Someone recently suggested I change something about a group of people in a story I'd posted for critique because she couldn't relate to them. I had to fight down my knee jerk reaction to fix that. She wasn't supposed to relate to them. What she showed me, however accidentally, was my failure in showing how the main character is disconnected from them for much the same reason.

A better example comes from the experience of friend. She sent out several queries for her young adult novel, and got back some really good feedback--and some feedback from one agent saying that 85K was pushing the edge for YA and that she should scrap it and start over.

Seriously?

Anyone who's semi-actively followed this blog knows that YA isn't my thing, though that's changing slowly as I stumble upon (or have crammed down my literary throat) more and more YA that is good urban fantasy regardless of the intended age group. Of those, two seem thinner than the typical 85K plus I find in adult fiction. Even if I tend to read the exceptions, "pushing the edge" suggests the work needs to be trimmed not scrapped!

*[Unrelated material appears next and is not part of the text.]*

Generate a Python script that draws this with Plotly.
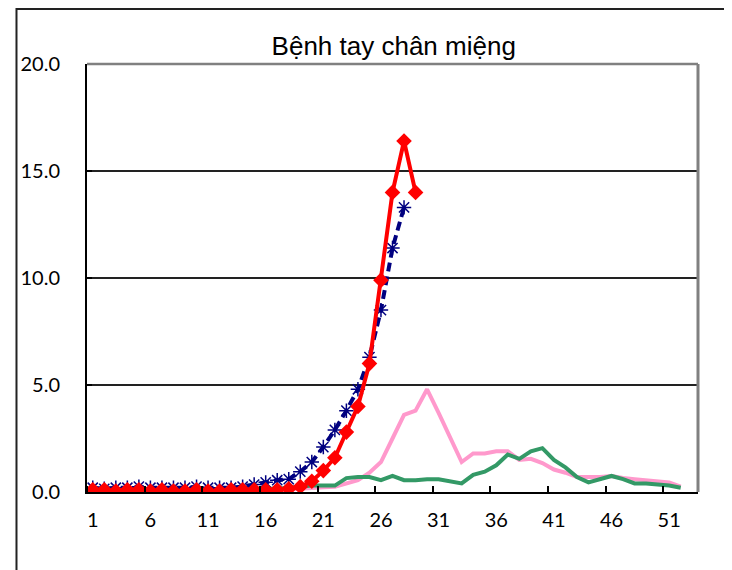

If, say, two out of three had given such advise, maybe the passive-aggressive message would have been, "You've got great story ideas here, but the delivery is all wrong." Don't just ignore the input coming at you; mine it for gems. But as it is, I think that agent's hidden advice was, "You've got talent enough for me to respond personally rather than shooting out a form letter, but I'm not really the person you should be wasting your time on."

Thursday, November 5, 2009

Drive by post #1

Praise is a funny thing. I sat in my Pop Culture professors class today listening to how good a writer I am and thinking, "Who, me?" And I was wishing that he'd tell that to my Women in Global Perspectives professor. :-) But then, that was why I was in his office.

I'd decided to go back to college for American Studies because (1)I can't go back to my former career so I need to learn something else and (2) since I'm pretty anti-academia, I needed something that would good for my writing without being/leading to an English MFA. One look at my school's American Studies program and I was geared up for learning. Then one look at the syllabus and an hour in his class and I knew I wanted to teach it.

Exciting stuff. It might be more than exciting if I can stop denying the good and learn to make it better.

Meanwhile, I'm behind on NaNo, so I've gotta run.